Your task is to transcribe the data in full.

> _Data block_
------------------------------
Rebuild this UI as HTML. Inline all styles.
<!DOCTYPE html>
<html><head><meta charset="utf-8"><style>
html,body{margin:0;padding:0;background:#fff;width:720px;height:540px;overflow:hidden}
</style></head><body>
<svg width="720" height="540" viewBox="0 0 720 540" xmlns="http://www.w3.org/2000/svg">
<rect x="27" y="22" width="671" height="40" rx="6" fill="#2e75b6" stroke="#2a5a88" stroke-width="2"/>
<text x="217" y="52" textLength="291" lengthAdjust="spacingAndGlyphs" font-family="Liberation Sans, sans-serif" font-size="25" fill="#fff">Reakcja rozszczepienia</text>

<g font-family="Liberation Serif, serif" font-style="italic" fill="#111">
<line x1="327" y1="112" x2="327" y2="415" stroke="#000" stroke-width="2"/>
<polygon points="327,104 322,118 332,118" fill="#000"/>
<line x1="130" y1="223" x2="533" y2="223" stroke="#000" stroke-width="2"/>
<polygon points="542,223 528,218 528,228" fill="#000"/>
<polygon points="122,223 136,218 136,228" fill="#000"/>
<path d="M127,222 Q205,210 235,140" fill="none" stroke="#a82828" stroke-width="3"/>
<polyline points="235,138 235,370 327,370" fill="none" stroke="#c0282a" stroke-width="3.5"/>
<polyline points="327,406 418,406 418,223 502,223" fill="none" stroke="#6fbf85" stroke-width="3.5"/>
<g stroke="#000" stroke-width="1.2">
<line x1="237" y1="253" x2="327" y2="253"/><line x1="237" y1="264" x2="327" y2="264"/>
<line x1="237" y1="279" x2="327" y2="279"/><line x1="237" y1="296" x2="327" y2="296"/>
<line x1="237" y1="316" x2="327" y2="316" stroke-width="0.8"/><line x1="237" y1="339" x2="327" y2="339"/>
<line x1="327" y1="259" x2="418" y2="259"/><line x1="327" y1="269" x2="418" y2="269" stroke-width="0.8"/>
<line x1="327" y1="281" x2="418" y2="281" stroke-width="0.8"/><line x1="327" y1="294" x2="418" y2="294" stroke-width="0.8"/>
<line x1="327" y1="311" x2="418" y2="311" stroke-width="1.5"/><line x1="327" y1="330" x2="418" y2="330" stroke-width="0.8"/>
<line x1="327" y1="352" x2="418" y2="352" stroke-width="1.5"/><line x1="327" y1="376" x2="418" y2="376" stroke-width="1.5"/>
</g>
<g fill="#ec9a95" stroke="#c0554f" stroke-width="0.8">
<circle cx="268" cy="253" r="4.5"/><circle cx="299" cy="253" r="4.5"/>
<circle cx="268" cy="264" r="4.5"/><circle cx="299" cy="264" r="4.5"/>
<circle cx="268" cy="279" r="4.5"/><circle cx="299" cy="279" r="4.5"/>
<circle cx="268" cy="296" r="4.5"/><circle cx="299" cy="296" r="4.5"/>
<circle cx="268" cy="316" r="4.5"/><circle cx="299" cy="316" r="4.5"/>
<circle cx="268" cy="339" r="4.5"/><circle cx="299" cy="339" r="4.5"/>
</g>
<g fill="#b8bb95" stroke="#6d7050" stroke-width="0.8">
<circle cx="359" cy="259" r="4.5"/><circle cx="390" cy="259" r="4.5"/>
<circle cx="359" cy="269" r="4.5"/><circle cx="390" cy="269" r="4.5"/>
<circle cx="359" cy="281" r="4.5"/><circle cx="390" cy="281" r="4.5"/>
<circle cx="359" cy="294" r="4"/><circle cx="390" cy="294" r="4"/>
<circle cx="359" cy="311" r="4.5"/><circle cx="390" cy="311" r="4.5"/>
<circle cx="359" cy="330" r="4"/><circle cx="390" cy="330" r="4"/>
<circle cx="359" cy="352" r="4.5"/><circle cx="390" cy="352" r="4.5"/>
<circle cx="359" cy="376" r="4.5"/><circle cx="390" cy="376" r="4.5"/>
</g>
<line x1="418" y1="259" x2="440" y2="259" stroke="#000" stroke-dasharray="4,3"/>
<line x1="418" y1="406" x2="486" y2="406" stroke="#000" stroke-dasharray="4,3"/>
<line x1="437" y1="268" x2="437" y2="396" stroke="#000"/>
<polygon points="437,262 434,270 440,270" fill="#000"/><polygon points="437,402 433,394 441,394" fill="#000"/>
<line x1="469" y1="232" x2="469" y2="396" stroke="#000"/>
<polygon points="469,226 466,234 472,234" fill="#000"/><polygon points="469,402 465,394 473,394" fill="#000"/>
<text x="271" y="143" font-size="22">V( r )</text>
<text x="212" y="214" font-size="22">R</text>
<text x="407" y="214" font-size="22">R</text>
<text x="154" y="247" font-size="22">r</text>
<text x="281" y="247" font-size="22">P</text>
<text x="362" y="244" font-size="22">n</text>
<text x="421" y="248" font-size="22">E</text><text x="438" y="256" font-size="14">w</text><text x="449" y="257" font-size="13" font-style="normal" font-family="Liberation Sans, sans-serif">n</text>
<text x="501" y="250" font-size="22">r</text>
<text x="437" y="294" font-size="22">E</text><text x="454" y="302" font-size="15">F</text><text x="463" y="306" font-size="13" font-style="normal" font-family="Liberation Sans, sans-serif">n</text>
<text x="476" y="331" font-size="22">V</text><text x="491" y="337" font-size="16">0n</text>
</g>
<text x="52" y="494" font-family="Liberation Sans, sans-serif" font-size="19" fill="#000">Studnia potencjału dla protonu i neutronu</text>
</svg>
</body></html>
------------------------------
> _The completed task_
Rebuild this UI as HTML. Inline all styles.
<!DOCTYPE html>
<html><head><meta charset="utf-8"><style>
html,body{margin:0;padding:0;background:#fff;width:720px;height:540px;overflow:hidden}
</style></head><body>
<svg width="720" height="540" viewBox="0 0 720 540" xmlns="http://www.w3.org/2000/svg">
<rect x="27" y="22" width="671" height="40" rx="6" fill="#2e75b6" stroke="#2a5a88" stroke-width="2"/>
<text x="217" y="52" textLength="291" lengthAdjust="spacingAndGlyphs" font-family="Liberation Sans, sans-serif" font-size="25" fill="#fff">Reakcja rozszczepienia</text>

<g font-family="Liberation Serif, serif" font-style="italic" fill="#111">
<line x1="327" y1="112" x2="327" y2="415" stroke="#000" stroke-width="2"/>
<polygon points="327,104 322,118 332,118" fill="#000"/>
<line x1="130" y1="223" x2="533" y2="223" stroke="#000" stroke-width="2"/>
<polygon points="542,223 528,218 528,228" fill="#000"/>
<polygon points="122,223 136,218 136,228" fill="#000"/>
<path d="M127,222 Q205,210 235,140" fill="none" stroke="#a82828" stroke-width="3"/>
<polyline points="235,138 235,370 327,370" fill="none" stroke="#c0282a" stroke-width="3.5"/>
<polyline points="327,406 418,406 418,223 502,223" fill="none" stroke="#6fbf85" stroke-width="3.5"/>
<g stroke="#000" stroke-width="1.2">
<line x1="237" y1="253" x2="327" y2="253"/><line x1="237" y1="264" x2="327" y2="264"/>
<line x1="237" y1="279" x2="327" y2="279"/><line x1="237" y1="296" x2="327" y2="296"/>
<line x1="237" y1="316" x2="327" y2="316" stroke-width="0.8"/><line x1="237" y1="339" x2="327" y2="339"/>
<line x1="327" y1="259" x2="418" y2="259"/><line x1="327" y1="269" x2="418" y2="269" stroke-width="0.8"/>
<line x1="327" y1="281" x2="418" y2="281" stroke-width="0.8"/><line x1="327" y1="294" x2="418" y2="294" stroke-width="0.8"/>
<line x1="327" y1="311" x2="418" y2="311" stroke-width="1.5"/><line x1="327" y1="330" x2="418" y2="330" stroke-width="0.8"/>
<line x1="327" y1="352" x2="418" y2="352" stroke-width="1.5"/><line x1="327" y1="376" x2="418" y2="376" stroke-width="1.5"/>
</g>
<g fill="#ec9a95" stroke="#c0554f" stroke-width="0.8">
<circle cx="268" cy="253" r="4.5"/><circle cx="299" cy="253" r="4.5"/>
<circle cx="268" cy="264" r="4.5"/><circle cx="299" cy="264" r="4.5"/>
<circle cx="268" cy="279" r="4.5"/><circle cx="299" cy="279" r="4.5"/>
<circle cx="268" cy="296" r="4.5"/><circle cx="299" cy="296" r="4.5"/>
<circle cx="268" cy="316" r="4.5"/><circle cx="299" cy="316" r="4.5"/>
<circle cx="268" cy="339" r="4.5"/><circle cx="299" cy="339" r="4.5"/>
</g>
<g fill="#b8bb95" stroke="#6d7050" stroke-width="0.8">
<circle cx="359" cy="259" r="4.5"/><circle cx="390" cy="259" r="4.5"/>
<circle cx="359" cy="269" r="4.5"/><circle cx="390" cy="269" r="4.5"/>
<circle cx="359" cy="281" r="4.5"/><circle cx="390" cy="281" r="4.5"/>
<circle cx="359" cy="294" r="4"/><circle cx="390" cy="294" r="4"/>
<circle cx="359" cy="311" r="4.5"/><circle cx="390" cy="311" r="4.5"/>
<circle cx="359" cy="330" r="4"/><circle cx="390" cy="330" r="4"/>
<circle cx="359" cy="352" r="4.5"/><circle cx="390" cy="352" r="4.5"/>
<circle cx="359" cy="376" r="4.5"/><circle cx="390" cy="376" r="4.5"/>
</g>
<line x1="418" y1="259" x2="440" y2="259" stroke="#000" stroke-dasharray="4,3"/>
<line x1="418" y1="406" x2="486" y2="406" stroke="#000" stroke-dasharray="4,3"/>
<line x1="437" y1="268" x2="437" y2="396" stroke="#000"/>
<polygon points="437,262 434,270 440,270" fill="#000"/><polygon points="437,402 433,394 441,394" fill="#000"/>
<line x1="469" y1="232" x2="469" y2="396" stroke="#000"/>
<polygon points="469,226 466,234 472,234" fill="#000"/><polygon points="469,402 465,394 473,394" fill="#000"/>
<text x="271" y="143" font-size="22">V( r )</text>
<text x="212" y="214" font-size="22">R</text>
<text x="407" y="214" font-size="22">R</text>
<text x="154" y="247" font-size="22">r</text>
<text x="281" y="247" font-size="22">P</text>
<text x="362" y="244" font-size="22">n</text>
<text x="421" y="248" font-size="22">E</text><text x="438" y="256" font-size="14">w</text><text x="449" y="257" font-size="13" font-style="normal" font-family="Liberation Sans, sans-serif">n</text>
<text x="501" y="250" font-size="22">r</text>
<text x="437" y="294" font-size="22">E</text><text x="454" y="302" font-size="15">F</text><text x="463" y="306" font-size="13" font-style="normal" font-family="Liberation Sans, sans-serif">n</text>
<text x="476" y="331" font-size="22">V</text><text x="491" y="337" font-size="16">0n</text>
</g>
<text x="52" y="494" font-family="Liberation Sans, sans-serif" font-size="19" fill="#000">Studnia potencjału dla protonu i neutronu</text>
</svg>
</body></html>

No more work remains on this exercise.